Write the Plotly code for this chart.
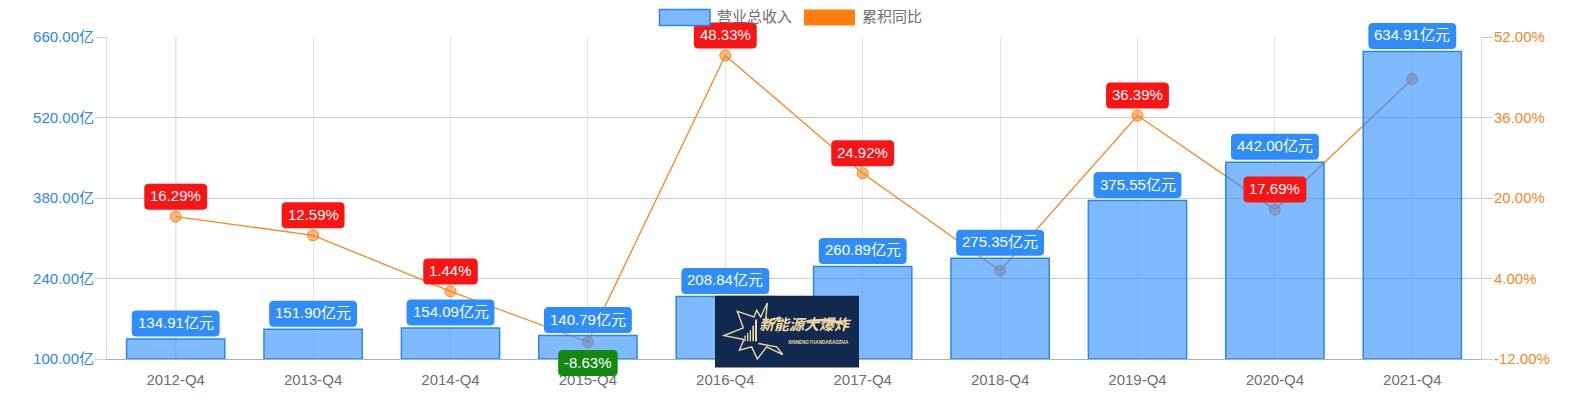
import plotly.graph_objects as go

categories = ["2012-Q4", "2013-Q4", "2014-Q4", "2015-Q4", "2016-Q4",
              "2017-Q4", "2018-Q4", "2019-Q4", "2020-Q4", "2021-Q4"]
revenue = [134.91, 151.90, 154.09, 140.79, 208.84, 260.89, 275.35, 375.55, 442.00, 634.91]
growth = [16.29, 12.59, 1.44, -8.63, 48.33, 24.92, 5.54, 36.39, 17.69, 43.64]
growth_hidden_labels = ["2018-Q4", "2021-Q4"]
left_ticks = [100, 240, 380, 520, 660]
right_ticks = [-12, 4, 20, 36, 52]

W, H = 1590, 400
L, R, T, B = 107, 1481, 36.5, 359.5
FONT = "Liberation Sans, Arial, Noto Sans CJK SC, sans-serif"
BLUE, ORANGE = "#2b87ea", "#f5871f"


def px(x):
    return (x - L) / (R - L)


def py(y):
    return (B - y) / (B - T)


def frac_y(v, ticks):
    return (v - ticks[0]) / (ticks[-1] - ticks[0])


def text_w(s):
    w = 0
    for c in s:
        if c.isdigit():
            w += .556
        elif c == ".":
            w += .278
        elif c == "%":
            w += .889
        elif c == "-":
            w += .333
        else:
            w += 1
    return w * 15 + 12


def pill(w, h=26, r=4.5, cy=0):
    x0, x1, y0, y1 = -w / 2, w / 2, cy - h / 2, cy + h / 2
    return (f"M {x0 + r} {y0} L {x1 - r} {y0} Q {x1} {y0} {x1} {y0 + r} L {x1} {y1 - r} "
            f"Q {x1} {y1} {x1 - r} {y1} L {x0 + r} {y1} Q {x0} {y1} {x0} {y1 - r} "
            f"L {x0} {y0 + r} Q {x0} {y0} {x0 + r} {y0} Z")


def pixel_path(points, close=True):
    d = " ".join(("M" if i == 0 else "L") + f" {px(500 + a / 3):.5f} {py(260 + b / 3):.5f}"
                 for i, (a, b) in enumerate(points))
    return d + (" Z" if close else "")


fig = go.Figure()
fig.add_trace(go.Scatter(
    x=categories, y=growth, name="累积同比", mode="lines+markers", yaxis="y",
    line=dict(color=ORANGE, width=1.3),
    marker=dict(size=11, color="rgba(255,127,14,0.55)", line=dict(color=ORANGE, width=1)),
))
fig.add_trace(go.Bar(
    x=categories, y=[v - left_ticks[0] for v in revenue], base=left_ticks[0], name="营业总收入", yaxis="y2",
    marker=dict(color="rgba(45,140,255,0.61)", line=dict(color=BLUE, width=1.5)),
))

shapes, annotations = [], []

shapes.append(dict(type="line", xref="x", yref="paper", x0=categories[0], x1=categories[0], y0=0, y1=1,
                   line=dict(color="#999999", width=1), layer="between"))

n = len(categories)
for i, (c, g) in enumerate(zip(categories, growth)):
    if c in growth_hidden_labels:
        continue
    txt = f"{g:.2f}%"
    up = g >= 0
    off = 20 if up else -21
    shapes.append(dict(type="path", xref="paper", yref="paper", xsizemode="pixel", ysizemode="pixel",
                       xanchor=(i + .5) / n, yanchor=frac_y(g, right_ticks),
                       path=pill(text_w(txt), cy=off), fillcolor="#fa1414" if up else "#128a12",
                       line=dict(width=0), layer="above"))
    annotations.append(dict(xref="x", yref="y", x=c, y=g, yshift=off + 1, text=txt, showarrow=False,
                            font=dict(family=FONT, size=15, color="white")))
for i, (c, v) in enumerate(zip(categories, revenue)):
    txt = f"{v:.2f}亿元"
    shapes.append(dict(type="path", xref="paper", yref="paper", xsizemode="pixel", ysizemode="pixel",
                       xanchor=(i + .5) / n, yanchor=frac_y(v, left_ticks),
                       path=pill(text_w(txt), cy=15.5), fillcolor="#2e8dfb",
                       line=dict(width=0), layer="above"))
    annotations.append(dict(xref="x", yref="y2", x=c, y=v, yshift=16.5, text=txt, showarrow=False,
                            font=dict(family=FONT, size=15, color="white")))

shapes.append(dict(type="rect", xref="paper", yref="paper", x0=px(659.5), x1=px(710), y0=py(25), y1=py(9),
                   fillcolor="#7eb9ff", line=dict(color=BLUE, width=1.5), layer="above"))
shapes.append(dict(type="rect", xref="paper", yref="paper", x0=px(804), x1=px(855), y0=py(25), y1=py(9),
                   fillcolor="#ff7f0e", line=dict(width=0), layer="above"))
for x0, t in [(717, "营业总收入"), (862, "累积同比")]:
    annotations.append(dict(xref="paper", yref="paper", x=px(x0), y=py(16), xanchor="left", yanchor="middle",
                            text=t, showarrow=False, xshift=-2,
                            font=dict(family=FONT, size=15, color="#6e6e6e")))

GOLD = "#efd9a0"
shapes.append(dict(type="rect", xref="paper", yref="paper", x0=px(715), x1=px(859), y0=py(368), y1=py(296),
                   fillcolor="#122a50", line=dict(width=0), layer="above"))
burst_upper = [(732, 240), (672, 228), (730, 205), (712, 155), (762, 172), (770, 152), (782, 172), (802, 130),
               (796, 190), (840, 172), (812, 198)]
burst_lower = [(775, 252), (830, 262), (848, 285), (800, 262), (772, 298), (755, 262), (718, 272), (732, 240)]
shapes.append(dict(type="path", xref="paper", yref="paper",
                   path=pixel_path(burst_upper, False) + " " + pixel_path(burst_lower, False),
                   line=dict(color=GOLD, width=1.4), layer="above"))
for a, top, wd in [(733, 228, 4), (741, 220, 4), (749, 212, 4), (757, 198, 5), (765, 180, 6)]:
    shapes.append(dict(type="path", xref="paper", yref="paper",
                       path=pixel_path([(a, 245), (a + wd, 245), (a + wd, top), (a, top)]),
                       line=dict(width=0), fillcolor=GOLD, layer="above"))
arc = [(880, 192), (930, 180), (980, 177), (1020, 185), (1050, 205), (1015, 192), (975, 185), (930, 185)]
shapes.append(dict(type="path", xref="paper", yref="paper", path=pixel_path(arc),
                   line=dict(width=0), fillcolor=GOLD, layer="above"))
annotations.append(dict(xref="paper", yref="paper", x=px(805), y=py(336.5), text="新能源大爆炸", showarrow=False,
                        font=dict(family="Noto Sans CJK SC", size=15, color=GOLD, weight="bold", style="italic")))
annotations.append(dict(xref="paper", yref="paper", x=px(818), y=py(347.5), text="XINNENGYUANDABAOZHA", showarrow=False,
                        font=dict(family="Liberation Sans", size=4.6, color=GOLD, weight="bold")))

fig.update_layout(
    width=W, height=H,
    margin=dict(l=L, r=W - R, t=T, b=H - B, pad=0, autoexpand=False),
    paper_bgcolor="white", plot_bgcolor="white",
    showlegend=False, bargap=0.285, barmode="overlay",
    font=dict(family=FONT, size=15),
    shapes=shapes, annotations=annotations,
    xaxis=dict(type="category", categoryarray=categories, categoryorder="array", range=[-0.5, 9.5],
               showgrid=True, gridcolor="#e4e4e4", gridwidth=1, automargin=False,
               showline=True, linecolor="#aeaeae", linewidth=1, ticks="", zeroline=False,
               tickfont=dict(family=FONT, size=15, color="#6e6e6e"), ticklabelstandoff=7),
    yaxis=dict(side="right", range=[right_ticks[0], right_ticks[-1]], tickmode="array",
               tickvals=right_ticks, ticktext=[f"{v:.2f}%" for v in right_ticks],
               tickfont=dict(family=FONT, size=15, color=ORANGE), automargin=False,
               showgrid=True, gridcolor="#cccccc", gridwidth=1, zeroline=False,
               ticks="outside", ticklen=11, tickcolor="#cccccc", tickwidth=1, ticklabelstandoff=-2,
               showline=True, linecolor="#dddddd", linewidth=1),
    yaxis2=dict(side="left", overlaying="y", range=[left_ticks[0], left_ticks[-1]], tickmode="array",
                tickvals=left_ticks, ticktext=[f"{v:.2f}亿" for v in left_ticks],
                tickfont=dict(family=FONT, size=15, color=BLUE), automargin=False,
                showgrid=False, zeroline=False,
                ticks="outside", ticklen=11, tickcolor="#cccccc", tickwidth=1, ticklabelstandoff=-2,
                showline=True, linecolor="#dddddd", linewidth=1),
)

fig.write_html("out.html", config={"displayModeBar": False},
               post_script="document.body.style.margin='0';")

§ **Given task**: Take the lines from the start of the material to the line with "return (v - ticks[0])", both included, and transcribe them exactly without the pictures.

§ **Completed exercise**:
Write the Plotly code for this chart.
import plotly.graph_objects as go

categories = ["2012-Q4", "2013-Q4", "2014-Q4", "2015-Q4", "2016-Q4",
              "2017-Q4", "2018-Q4", "2019-Q4", "2020-Q4", "2021-Q4"]
revenue = [134.91, 151.90, 154.09, 140.79, 208.84, 260.89, 275.35, 375.55, 442.00, 634.91]
growth = [16.29, 12.59, 1.44, -8.63, 48.33, 24.92, 5.54, 36.39, 17.69, 43.64]
growth_hidden_labels = ["2018-Q4", "2021-Q4"]
left_ticks = [100, 240, 380, 520, 660]
right_ticks = [-12, 4, 20, 36, 52]

W, H = 1590, 400
L, R, T, B = 107, 1481, 36.5, 359.5
FONT = "Liberation Sans, Arial, Noto Sans CJK SC, sans-serif"
BLUE, ORANGE = "#2b87ea", "#f5871f"


def px(x):
    return (x - L) / (R - L)


def py(y):
    return (B - y) / (B - T)


def frac_y(v, ticks):
    return (v - ticks[0]) / (ticks[-1] - ticks[0])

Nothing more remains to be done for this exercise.